Yogyakarta – Majelis Tarjih dan Tajdid Pimpinan Pusat Muhammadiyah menyambut dengan baik delegasi Australia-Indonesia Muslim Exchange Program (AIMEP) di Pusat Tarjih Muhammadiyah Universitas Ahmad Dahlan pada Kamis (31/1) sore. Pertemuan tersebut diselenggarakan dalam rangkaian acara kegiatan pertukaran bilateral di Indonesia yang bertujuan untuk memperkokoh hubungan dan pengertian tentang Islam di kedua negara. AIMEP sendiri didirikan pada 2002 oleh Pemerintah Australia melalui Australia-Indonesia Institute (AII). AII telah menjalankan peran yang unik dan vital dalam memupuk persahabatan dan memajukan pemahaman antara Australia dan Indonesia melalui proyek-proyek antar-agama, pendidikan, kepemudaan, lingkungan, masyarakat madani, olah raga dan kesenian.

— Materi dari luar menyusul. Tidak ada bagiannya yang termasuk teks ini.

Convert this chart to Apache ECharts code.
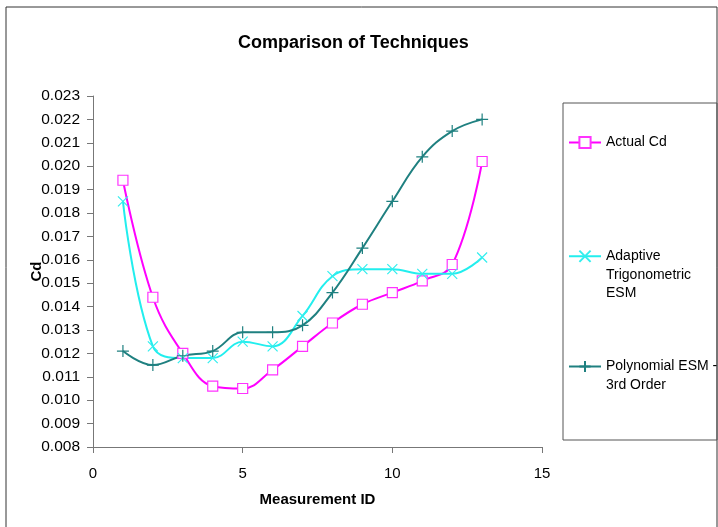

Pertemuan yang diselimuti dengan suasana penuh kehangatan dan keakraban itu dimulai dengan pemaparan Prof. Syamsul Anwar tentang Muhammadiyah secara umum. Menurutnya, Muhammadiyah merupakan gerakan dakwah keagamaan yang mengemban misi amar ma’ruf nahi munkar dan tajdid ini didirikan oleh KH. Ahmad Dahlan pada tahun 1912. Prof. Syamsul menyampaikan pula tentang peran Majelis Tarjih dalam tubuh Muhammadiyah sebagai lembaga yang memiliki otoritas mengeluarkan fatwa dan putusan resmi persyarikatan. Dalam sejarahnya, kehadiran Majelis Tarjih sangat membantu pergerakan Islam di Indonesia yang awalnya memiliki corak kalam yang cenderung fatalistik, dan tradisi fikih yang sangat konservatif, menjadi pergerakan Islam yang akan terus melakukan ijtihad tanpa henti demi terwujudnya masyarakat muslim yang sebenar-benarnya. Pemaparan Prof. Syamsul secara fasih diterjemahkan ke dalam bahasa Inggris oleh salah satu anggota Kedutaan Besar Australia untuk Indonesia Rowan Gould.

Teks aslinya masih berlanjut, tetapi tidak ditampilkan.